I think it makes it clear because they keep telling the DM to be flexible, consider various ways of structuring their SC, cautions to ensure that rolls are meaningful and sensical, that consequences are meaningful and sensical, and then provide a bunch of examples that play with those structures in various ways. You claim they're breaking the rules, I claim they show SCs are meant to be extremely customizable, which aligns with my reading of the preceding sections.

Bringing it Full Circle
I've harped on this point a couple times, but I think it bears repeating: there are already gameplay structures that deserve more credit for these innovations.
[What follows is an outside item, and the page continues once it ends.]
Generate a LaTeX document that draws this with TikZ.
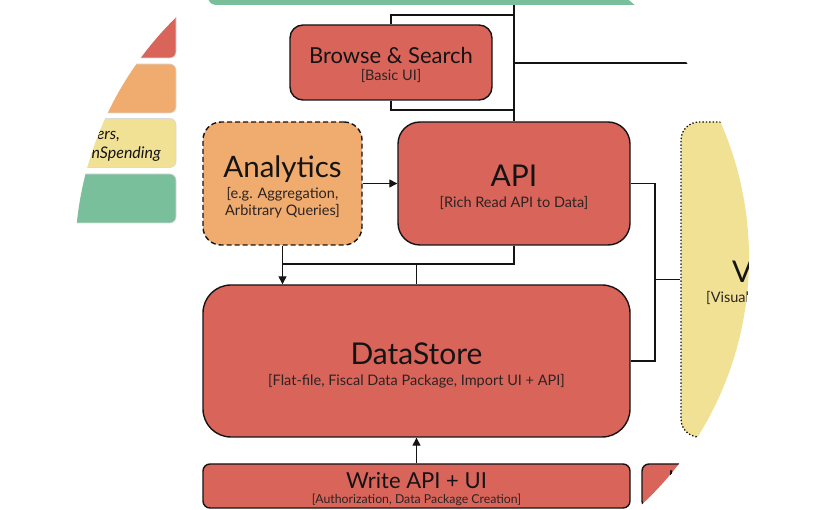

Fate 2e had an actual, flexible gameplay structures in its Static and Dynamic Challenges back in 2003, when WotC was still working on D&D 3e books. BitD distilled the success and failure tracking systems into the far more flexible Progress Clock system 6-7 years ago. Whether you want to credit the progenitor of this idea or the game that did it best, 4e isn't on the list either way, and its legacy is sullied by the 3-4 functional variations on the system which ranged from literally unusable to frustratingly narrow by-the-book.
I assume anyone who thought 4e's were the first or particularly exceptional simply wasn't very familiar with games outside of D&D. I just think it's a flexible tool that has gotten an undeserved bad rap, and I want to spread my understanding of the game and the spirit of the rules.